While arguing that Justice is not a one-way traffic, Mr Baiyeshea said that the case of Kalu was not examined on merit by the Supreme Court.
“And in view of the terrible congestion of cases at the Supreme Court, it is a puzzle that Orji Kalu was able to traverse the very congested Court of Appeal Lagos Division to the Supreme Court in just about 4months or so from his conviction. And having his case concluded with the speed of lightning!
“I think Justice in this case is lopsided and/or one-sided. This is because Nigerian people and society also deserve to have criminal cases (particularly bordering on corruption and economic sabotage by few privileged, high profile and politically exposed persons) be determined on merit also within very short time.
“This type of judgment encourages the criminally minded political office holders, and other criminal elements to commit crimes with relish. They take advantage of our porous, permissive and technical legal system, and the nation continues to bleed to death”, he said.
He argued that the fresh trial was dead on arrival as the prosecutors, witnesses and even the trial courts have now been frustrated, tired, weary and worn out.
He said although the judgment of the Supreme Court was right (on technical ground), it is tantamount to technical Justice. “It would even have been better (Justice), if the Appeal had been heard on merit through the Court of Appeal to the Supreme Court and the convict eventually set free.

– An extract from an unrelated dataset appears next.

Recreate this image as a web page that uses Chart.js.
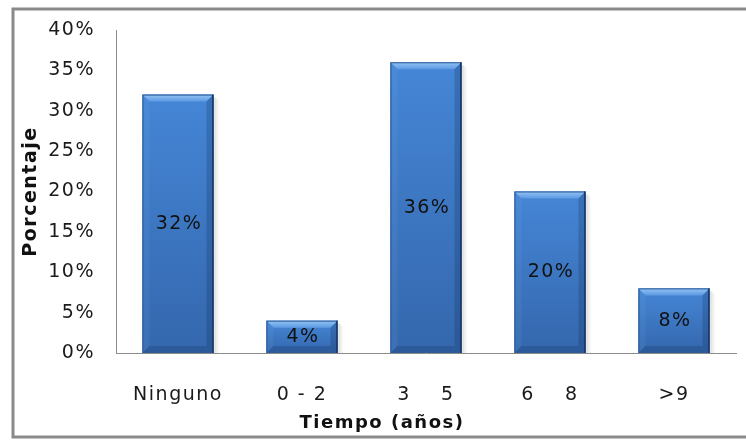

“All stakeholders would have heaved a sigh of relief, believing that the case was not frustrated.
Meanwhile, corruption will continue to have a field day and a free reign. It’s a setback for Nigeria”, he said.
On his part, Mr Dayo Akinlaja SAN argued that, “Once a Court lacks the requisite jurisdiction to determine a cause or action, the proceedings thereof would invariably amount to a nullity no matter how well otherwise conducted.
“It is plain as day and simply incontestable that the judgment of the Supreme Court cannot be faulted. His lordship that gave the judgment of the trial Court was not of the Federal High Court as at the time of the delivery of the judgment in question. That being the case, the judgment was blighted by want of capacity on the part of the judex and, by extension, robbed the Court of jurisdiction.
“It is equally a settled legal position that any statutory provision that is inconsistent with the provisions of the Constitution is null and void to the extent of the inconsistency. On the standpoint of that situation, the provision of the Administration of Criminal Justice Act relied on to issue a fiat to his lordship to deliver the judgment after having been sworn in as a Justice of the Court of Appeal is not compatible with the provision of the Constitution that prescribes in unequivocal terms that the Federal High Court must be presided over by a Judge of that Court.
“The net sum of it all is that the Supreme Court is impeccably right with its decision and the order for the trial to start de novo is equally irreproachable on account of the fact that, in the eye of the law, it is like the Defendants have never been tried on the charges brought against them”, he said.
Also speaking, an Abuja based lawyer, Mr Steve Ekeh argued that the Judge who conducted the trial and conviction of Senator Kalu having been elevated to the Court of Appeal, had no jurisdiction to conclude the trial and pass judgment.
“The scenario would have been different if the judge had concluded trial and had written his judgment but was unable to deliver same before his elevation. If this was the position, he could obtain a fiat from the Court of Appeal to deliver the judgment. In the case of Orji Uzo Kalu, the fiat was given to conclude the trial and deliver judgment.
“The judge had no jurisdiction to conclude the trial as he was no longer a judge of the Federal High Court. So there was a technical error, which ocassioned lack of jurisdiction and where a court conducts trial without jurisdiction, its judgment would be null and void and liable to be set aside irrespective of how well the trial is conducted and how sound the judgment”, he said.
Mr Ekeh further stated that the order of retrial was in order as the Supreme did not exonerate or discharge and acquit Kalu for the alleged crimes.
“He will have his day again in court”, he added.